Data section –
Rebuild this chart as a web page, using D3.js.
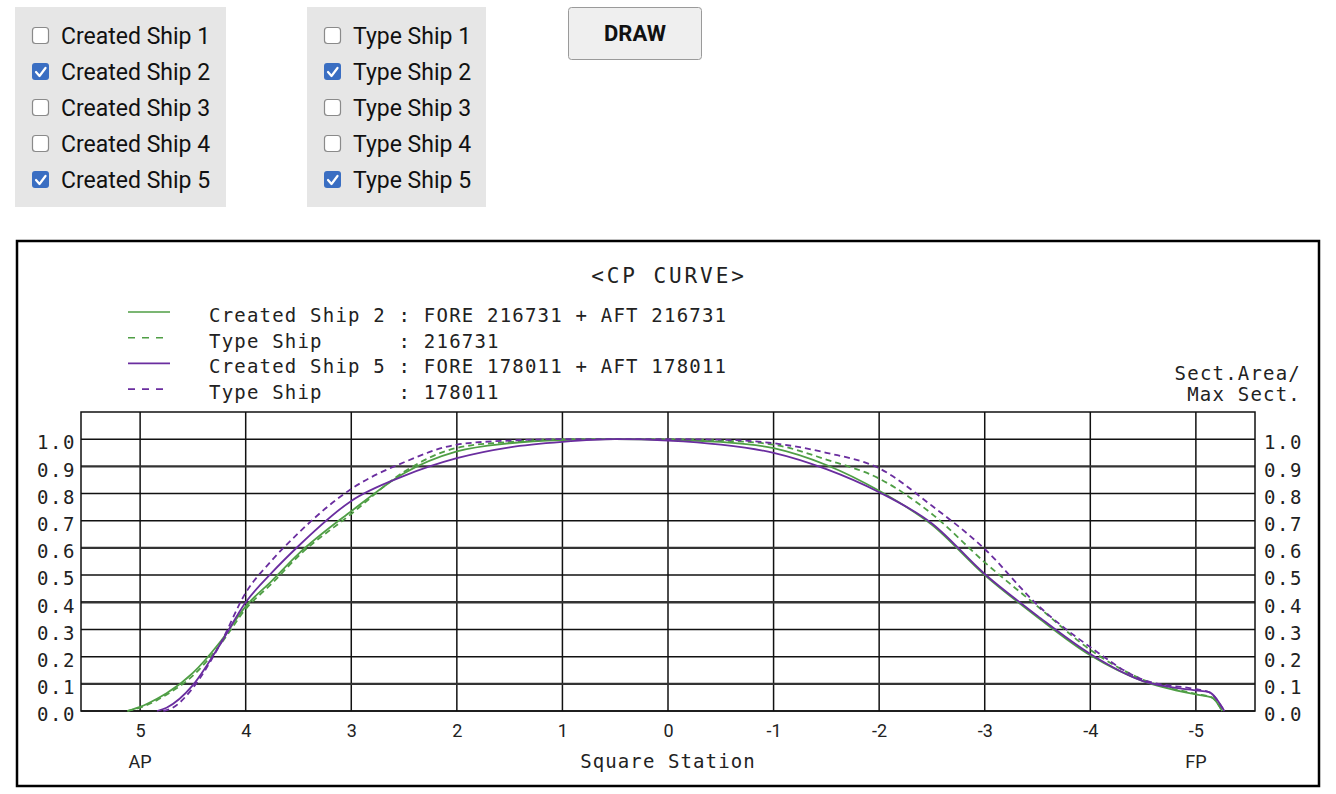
<!DOCTYPE html>
<html><head><meta charset="utf-8">
<script src="https://cdn.jsdelivr.net/npm/d3@7"></script>
<style>
html,body{margin:0;padding:0;background:#fff;}
svg{display:block;}
</style></head>
<body>
<svg id="chart" width="1336" height="794"></svg>
<script>
// ---------- data ----------
const createdShips = ["Created Ship 1","Created Ship 2","Created Ship 3","Created Ship 4","Created Ship 5"];
const typeShips = ["Type Ship 1","Type Ship 2","Type Ship 3","Type Ship 4","Type Ship 5"];
const createdChecked = [false,true,false,false,true];
const typeChecked = [false,true,false,false,true];

const stationTicks = [5,4,3,2,1,0,-1,-2,-3,-4,-5];
const cpTicks = [0,0.1,0.2,0.3,0.4,0.5,0.6,0.7,0.8,0.9,1.0];

const cs2Stations = [5.12,5.0,4.84,4.75,4.5,4.25,4.0,3.75,3.5,3.0,2.5,2.0,1.5,1.0,0.5,0,-0.5,-1.0,-1.5,-2.0,-2.5,-3.0,-3.5,-4.0,-4.5,-5.0,-5.15,-5.25];
const cs2Values   = [0,0.015,0.045,0.065,0.14,0.25,0.385,0.48,0.578,0.735,0.875,0.955,0.985,0.997,1.0,0.997,0.99,0.967,0.905,0.81,0.685,0.50,0.345,0.205,0.11,0.061,0.05,0];

const ts2Stations = [5.12,5.0,4.84,4.75,4.5,4.25,4.0,3.75,3.5,3.0,2.5,2.0,1.5,1.0,0.5,0,-0.5,-1.0,-1.5,-2.0,-2.5,-3.0,-3.5,-4.0,-4.5,-5.0,-5.15,-5.25];
const ts2Values   = [0,0.012,0.04,0.06,0.13,0.24,0.375,0.47,0.57,0.725,0.88,0.968,0.99,1.0,1.0,1.0,0.995,0.98,0.925,0.855,0.725,0.547,0.385,0.225,0.115,0.063,0.05,0];

const cs5Stations = [4.84,4.75,4.5,4.25,4.0,3.75,3.5,3.0,2.5,2.0,1.5,1.0,0.5,0,-0.5,-1.0,-1.5,-2.0,-2.5,-3.0,-3.5,-4.0,-4.5,-5.0,-5.12,-5.27];
const cs5Values   = [0,0.012,0.095,0.24,0.40,0.51,0.607,0.773,0.865,0.93,0.97,0.99,1.0,0.995,0.98,0.95,0.89,0.805,0.69,0.504,0.35,0.21,0.11,0.076,0.07,0];

const ts5Stations = [4.78,4.7,4.5,4.25,4.0,3.75,3.5,3.0,2.5,2.0,1.5,1.0,0.5,0,-0.5,-1.0,-1.5,-2.0,-2.5,-3.0,-3.5,-4.0,-4.5,-5.0,-5.12,-5.27];
const ts5Values   = [0,0.01,0.085,0.24,0.435,0.555,0.655,0.817,0.915,0.98,0.995,1.0,1.0,1.0,0.998,0.985,0.95,0.893,0.755,0.596,0.39,0.235,0.115,0.08,0.07,0];

const legendLabels = [
  "Created Ship 2 : FORE 216731 + AFT 216731",
  "Type Ship      : 216731",
  "Created Ship 5 : FORE 178011 + AFT 178011",
  "Type Ship      : 178011"
];

(function () {
// ---------- styles ----------
const GREEN = "#4f9e45", PURPLE = "#6a2d9f";
const MONO = "'DejaVu Sans Mono', 'Liberation Mono', monospace";
const SANS = "Roboto, 'Liberation Sans', Arial, sans-serif";

const series = [
  {st: cs2Stations, v: cs2Values, color: GREEN, dash: null},
  {st: ts2Stations, v: ts2Values, color: GREEN, dash: "6,4"},
  {st: cs5Stations, v: cs5Values, color: PURPLE, dash: null},
  {st: ts5Stations, v: ts5Values, color: PURPLE, dash: "6,4"}
];

const svg = d3.select("#chart");

// ---------- controls ----------
function panel(x0, w, labels, checked) {
  const g = svg.append("g");
  g.append("rect").attr("x", x0).attr("y", 7).attr("width", w).attr("height", 200).attr("fill", "#e6e6e6");
  labels.forEach((lab, i) => {
    const cy = 36 + i * 36;
    if (checked[i]) {
      g.append("rect").attr("x", x0 + 17).attr("y", cy - 9).attr("width", 17).attr("height", 17)
        .attr("rx", 3).attr("fill", "#3a6ec2");
      g.append("path").attr("d", `M${x0+21},${cy} l3.5,4 l6,-8`).attr("fill", "none")
        .attr("stroke", "#fff").attr("stroke-width", 2.2).attr("stroke-linecap", "round").attr("stroke-linejoin","round");
    } else {
      g.append("rect").attr("x", x0 + 17.5).attr("y", cy - 8.5).attr("width", 16).attr("height", 16)
        .attr("rx", 3).attr("fill", "#fff").attr("stroke", "#8a8a8a").attr("stroke-width", 1.2);
    }
    g.append("text").attr("x", x0 + 46).attr("y", cy + 8).text(lab)
      .attr("font-family", SANS).attr("font-size", 23).attr("fill", "#111");
  });
}
panel(15, 211, createdShips, createdChecked);
panel(307, 179, typeShips, typeChecked);

svg.append("rect").attr("x", 568.5).attr("y", 7.5).attr("width", 133).attr("height", 52).attr("rx", 3)
  .attr("fill", "#efefef").attr("stroke", "#9a9a9a");
svg.append("text").attr("x", 635).attr("y", 41).attr("text-anchor", "middle").text("DRAW")
  .attr("font-family", SANS).attr("font-weight", 700).attr("font-size", 22).attr("fill", "#111");

// ---------- chart frame ----------
svg.append("rect").attr("x", 17).attr("y", 241).attr("width", 1302).attr("height", 545)
  .attr("fill", "#fff").attr("stroke", "#000").attr("stroke-width", 2.5);

const pLeft = 81, pRight = 1255, pTop = 412, pBottom = 711;
const x = d3.scaleLinear().domain([5.56, -5.56]).range([pLeft, pRight]);
const y = d3.scaleLinear().domain([0, 1.1]).range([pBottom, pTop]);

// grid
const grid = svg.append("g");
grid.selectAll("line.v").data(stationTicks).join("line")
  .attr("x1", d => x(d)).attr("x2", d => x(d)).attr("y1", pTop).attr("y2", pBottom)
  .attr("stroke", "#111").attr("stroke-width", 1.5);
const thick = [0.1, 0.4, 0.6, 0.9];
const isThick = d => thick.some(t => Math.abs(t - d) < 1e-9);
grid.selectAll("line.h").data(cpTicks).join("line")
  .attr("x1", pLeft).attr("x2", pRight).attr("y1", d => y(d)).attr("y2", d => y(d))
  .attr("stroke", d => isThick(d) ? "#333" : "#111")
  .attr("stroke-width", d => isThick(d) ? 2.3 : 1.5);
svg.append("rect").attr("x", pLeft).attr("y", pTop).attr("width", pRight - pLeft).attr("height", pBottom - pTop)
  .attr("fill", "none").attr("stroke", "#111").attr("stroke-width", 1.5);

// axes labels via d3 axes
const fmt = d3.format(".1f");
const yl = svg.append("g").attr("transform", `translate(${pLeft - 7},0)`)
  .call(d3.axisLeft(y).tickValues(cpTicks).tickFormat(fmt).tickSize(0).tickPadding(0));
const yr = svg.append("g").attr("transform", `translate(${pRight + 9},0)`)
  .call(d3.axisRight(y).tickValues(cpTicks).tickFormat(fmt).tickSize(0).tickPadding(0));
[yl, yr].forEach(g => {
  g.select(".domain").remove();
  g.selectAll("text").attr("font-family", MONO).attr("font-size", 19).attr("font-weight", 500)
    .attr("letter-spacing", "1.6px").attr("fill", "#222").attr("dy", "0.62em").attr("y", -2);
});
yl.selectAll("text").attr("x", 2);

const xa = svg.append("g").attr("transform", `translate(0,${pBottom + 8})`)
  .call(d3.axisBottom(x).tickValues(stationTicks).tickFormat(d => String(d)).tickSize(0).tickPadding(0));
xa.select(".domain").remove();
xa.selectAll("text").attr("font-family", SANS).attr("font-size", 18).attr("fill", "#222").attr("dy", "1.0em");

svg.append("text").attr("x", x(5)).attr("y", 768).attr("text-anchor", "middle").text("AP")
  .attr("font-family", SANS).attr("font-size", 18).attr("fill", "#222");
svg.append("text").attr("x", x(-5)).attr("y", 768).attr("text-anchor", "middle").text("FP")
  .attr("font-family", SANS).attr("font-size", 18).attr("fill", "#222");
svg.append("text").attr("x", x(0)).attr("y", 768).attr("text-anchor", "middle").text("Square Station")
  .attr("font-family", MONO).attr("font-size", 19).attr("letter-spacing", "1.1px").attr("fill", "#222");

// title
svg.append("text").attr("x", 669).attr("y", 283).attr("text-anchor", "middle").text("<CP CURVE>")
  .attr("font-family", MONO).attr("font-size", 21).attr("letter-spacing", "2.9px").attr("fill", "#222");

svg.append("text").attr("x", 1301).attr("y", 380).attr("text-anchor", "end").text("Sect.Area/")
  .attr("font-family", MONO).attr("font-size", 19).attr("letter-spacing", "1.2px").attr("fill", "#222");
svg.append("text").attr("x", 1301).attr("y", 401).attr("text-anchor", "end").text("Max Sect.")
  .attr("font-family", MONO).attr("font-size", 19).attr("letter-spacing", "1.2px").attr("fill", "#222");

// legend
const lg = svg.append("g");
legendLabels.forEach((lab, i) => {
  const ly = 312 + i * 25.7;
  const s = series[i];
  lg.append("line").attr("x1", 128).attr("x2", 170).attr("y1", ly).attr("y2", ly)
    .attr("stroke", s.color).attr("stroke-width", 1.6).attr("stroke-dasharray", s.dash ? "7,7" : null);
  lg.append("text").attr("x", 209).attr("y", ly + 10).text(lab)
    .attr("font-family", MONO).attr("font-size", 19).attr("letter-spacing", "1.2px")
    .attr("fill", "#222").style("white-space", "pre");
});

// curves
const line = d3.line().x(d => x(d[0])).y(d => y(d[1])).curve(d3.curveMonotoneX);
series.forEach(s => {
  const pts = s.st.map((st, i) => [st, s.v[i]]);
  svg.append("path").attr("d", line(pts)).attr("fill", "none")
    .attr("stroke", s.color).attr("stroke-width", 1.8)
    .attr("stroke-dasharray", s.dash);
});
})();
</script>
</body></html>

What you have to do – Go from the first line of the data above to the line containing "const cpTicks = [0,0.1,0.2,0.3,0.4,0.5,0.6,0.7,0.8,0.9,1.0];" and retype exactly those lines, both included, but none of the pictures.

Solution for this task –
Rebuild this chart as a web page, using D3.js.
<!DOCTYPE html>
<html><head><meta charset="utf-8">
<script src="https://cdn.jsdelivr.net/npm/d3@7"></script>
<style>
html,body{margin:0;padding:0;background:#fff;}
svg{display:block;}
</style></head>
<body>
<svg id="chart" width="1336" height="794"></svg>
<script>
// ---------- data ----------
const createdShips = ["Created Ship 1","Created Ship 2","Created Ship 3","Created Ship 4","Created Ship 5"];
const typeShips = ["Type Ship 1","Type Ship 2","Type Ship 3","Type Ship 4","Type Ship 5"];
const createdChecked = [false,true,false,false,true];
const typeChecked = [false,true,false,false,true];

const stationTicks = [5,4,3,2,1,0,-1,-2,-3,-4,-5];
const cpTicks = [0,0.1,0.2,0.3,0.4,0.5,0.6,0.7,0.8,0.9,1.0];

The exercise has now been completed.